Часто посещая Прова Михайловича за кулисами во время репетиций и спектаклей, я перезнакомился со всеми артистами. Московская труппа того времени сияла своими талантами. Маститый ветеран сцены Щепкин хотя и готовился к празднованию своего пятидесятилетнего юбилея, но талант его не угасал. Городничий, Фамусов, Утешительный[39] являлись на сцене все теми же нестареющими созданиями. Колоссальный талант Садовского, после исполнения им купца Русакова в «Не в свои сани не садись» Островского, вырос во всю меру; молодое дарование Сергея Васильева проявилось во всем блеске. Самарин, в своем неблагодарном репертуаре молодых людей, стоял очень высоко; Шуйский, вернувшийся из Одессы, сразу занял в труппе почетное место. А какие были первоклассные актеры: Живокини, Никифоров, Степанов!.. Женский персонал, хотя сравнительно и бедный по количеству, не отставал от мужского по качеству. Какие слезы извлекала у зрителей Л. П. Косицкая; какими живыми лицами являлись на сцене А. Т. Сабурова, С. П. Акимова и сестры Бороздины – Варвара и Евгения; с какой художественной правдой передавала свои роли Екатерина Николаевна Васильева!
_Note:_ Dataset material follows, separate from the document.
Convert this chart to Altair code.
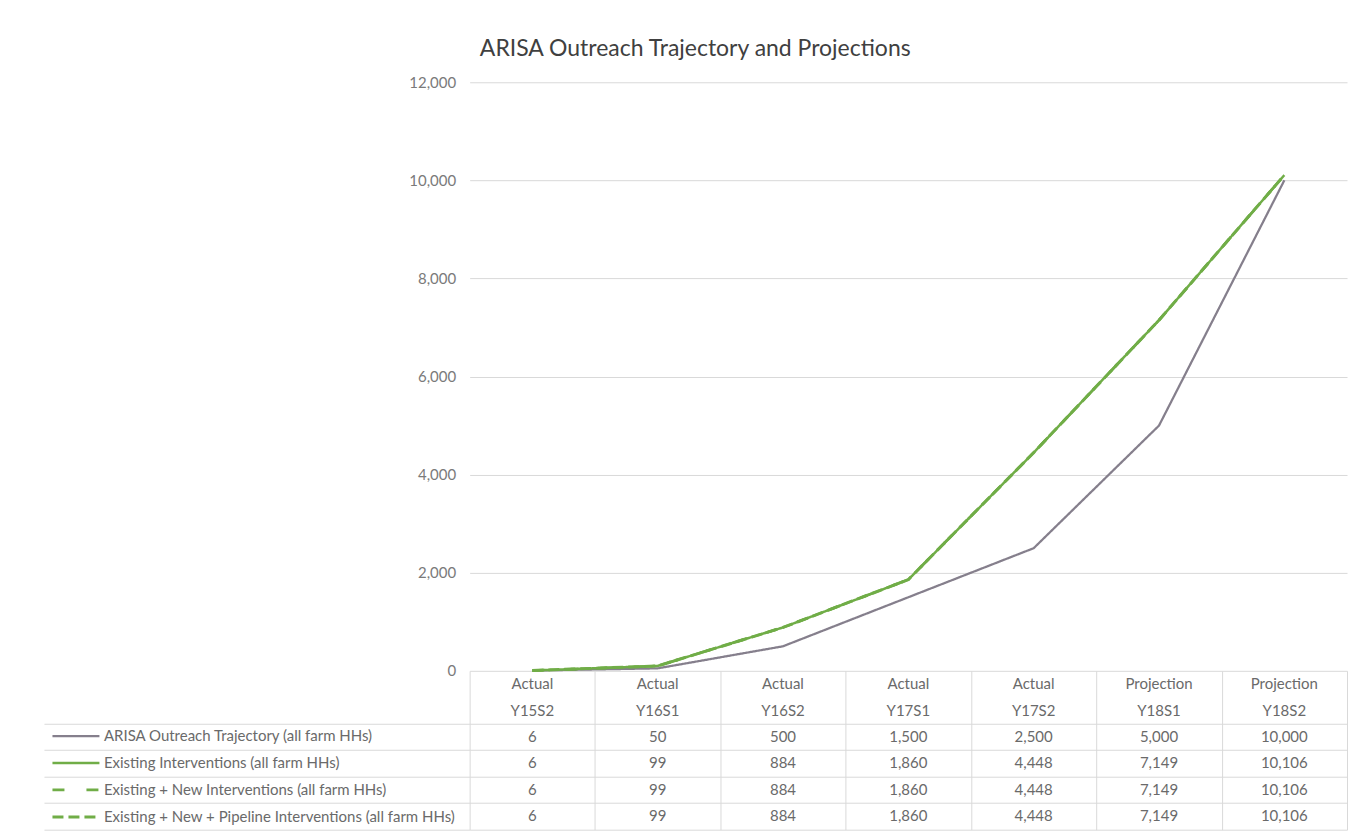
import altair as alt
import pandas as pd

FONT = "Lato"
TEXT_GRAY = "#6a6a6a"
GRID = "#d9d9d9"

# ---- data ----
status = ["Actual", "Actual", "Actual", "Actual", "Actual", "Projection", "Projection"]
periods = ["Y15S2", "Y16S1", "Y16S2", "Y17S1", "Y17S2", "Y18S1", "Y18S2"]
series_names = [
    "ARISA Outreach Trajectory (all farm HHs)",
    "Existing Interventions (all farm HHs)",
    "Existing + New Interventions (all farm HHs)",
    "Existing + New + Pipeline Interventions (all farm HHs)",
]
arisa = [6, 50, 500, 1500, 2500, 5000, 10000]
existing = [6, 99, 884, 1860, 4448, 7149, 10106]
existing_new = [6, 99, 884, 1860, 4448, 7149, 10106]
existing_new_pipeline = [6, 99, 884, 1860, 4448, 7149, 10106]
y_ticks = [0, 2000, 4000, 6000, 8000, 10000, 12000]

series_values = [arisa, existing, existing_new, existing_new_pipeline]
series_colors = ["#857f8c", "#70AD47", "#70AD47", "#70AD47"]
series_dashes = [[1, 0], [1, 0], [12, 22], [11, 5]]
series_widths = [2.25, 3, 3, 3]

# ---- tables ----
line_rows = []
for name, vals in zip(series_names, series_values):
    for p, v in zip(periods, vals):
        line_rows.append({"period": p, "series": name, "value": v})
line_df = pd.DataFrame(line_rows)

row_keys = ["h1", "h2"] + series_names
table_rows = []
for s, p in zip(status, periods):
    table_rows.append({"period": p, "row": "h1", "label": s})
    table_rows.append({"period": p, "row": "h2", "label": p})
for name, vals in zip(series_names, series_values):
    for p, v in zip(periods, vals):
        table_rows.append({"period": p, "row": name, "label": f"{v:,}"})
table_df = pd.DataFrame(table_rows)

x_scale = alt.Scale(type="band", domain=periods, paddingInner=0, paddingOuter=0)

legend = alt.Legend(
    title=None, orient="none", legendX=-419, legendY=641,
    symbolType="stroke", symbolSize=2209, symbolStrokeWidth=3,
    clipHeight=26.5, rowPadding=0, labelFontSize=15, labelColor=TEXT_GRAY,
    labelFont=FONT, labelLimit=420, labelOffset=3, padding=0,
)

lines = alt.Chart(line_df).mark_line(strokeJoin="round").encode(
    x=alt.X("period:N", scale=x_scale, axis=None),
    y=alt.Y(
        "value:Q",
        scale=alt.Scale(domain=[0, 12000], nice=False),
        axis=alt.Axis(values=y_ticks, format=",.0f", title=None, ticks=False,
                      domain=False, labelPadding=14, gridColor=GRID,
                      labelColor="#7a7a7a"),
    ),
    color=alt.Color("series:N", scale=alt.Scale(domain=series_names, range=series_colors),
                    legend=legend),
    strokeDash=alt.StrokeDash("series:N",
                              scale=alt.Scale(domain=series_names, range=series_dashes),
                              legend=legend),
    strokeWidth=alt.StrokeWidth("series:N",
                                scale=alt.Scale(domain=series_names, range=series_widths),
                                legend=None),
).properties(width=878, height=589)

hide_h1 = {"condition": {"test": "datum.value === 'h1'", "value": 0}, "value": 1}

table = alt.Chart(table_df).mark_text(fontSize=15, color=TEXT_GRAY, font=FONT).encode(
    x=alt.X("period:N", scale=x_scale,
            axis=alt.Axis(title=None, labels=False, ticks=False, domain=False,
                          grid=True, tickBand="extent", gridColor=GRID)),
    y=alt.Y("row:N",
            scale=alt.Scale(type="band", domain=row_keys, paddingInner=0, paddingOuter=0),
            axis=alt.Axis(title=None, labels=False, domain=False, bandPosition=1,
                          ticks=True, tickSize=426, tickColor=GRID, tickOpacity=hide_h1,
                          grid=True, gridColor=GRID, gridOpacity=hide_h1)),
    text="label:N",
).properties(width=878, height=159)

chart = alt.vconcat(lines, table, spacing=0, bounds="flush").resolve_scale(
    y="independent"
).properties(
    title=alt.TitleParams("ARISA Outreach Trajectory and Projections", fontSize=23,
                          font=FONT, color="#404040", fontWeight="normal",
                          anchor="middle", frame="bounds", offset=14),
    padding={"left": 35, "top": 30, "right": 5, "bottom": 0},
    background="white",
).configure_view(stroke=None).configure_axis(
    labelFont=FONT, labelColor=TEXT_GRAY, labelFontSize=15
)

chart.save("out.html", embed_options={"renderer": "svg", "actions": False})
Мнения в труппе относительно новой пьесы разделились. Хитроумный Щепкин, которому была назначена роль Коршунова, резко порицал пьесу. Он говорил: «Бедность не порок, да и пьянство – не добродетель». Шуйский следовал за ним. Он говорил: «Вывести на сцену актера в поддевке да в смазных сапогах – не значит сказать новое слово». Самарин, принадлежавший к партии Щепкина, хотя и чувствовал, что роль (Митя) в новой пьесе ему не по силам, – молчал. А Петр Гаврилович Степанов говорил: «Михаилу Семенычу с Шуйским Островский поддевки-то не по плечу шьет, да и смазные сапоги узко делает – вот они и сердятся». Точно: ни ветерану русской сцены, ни блестящему первому любовнику Самарину, ни прекрасному (водевильному в то время) актеру Шуйскому новые, неведомые им типы Островского не удавались. «Новое слово» великого писателя застало их врасплох. Для этого «слова» выдвинулись свежие, молодые силы в лице С. В. Васильева и И. П. Косицкой и, соединившись с Садовским и Степановым, поставили репертуар Островского так высоко, что он на долгое время сделался господствующим на московской сцене.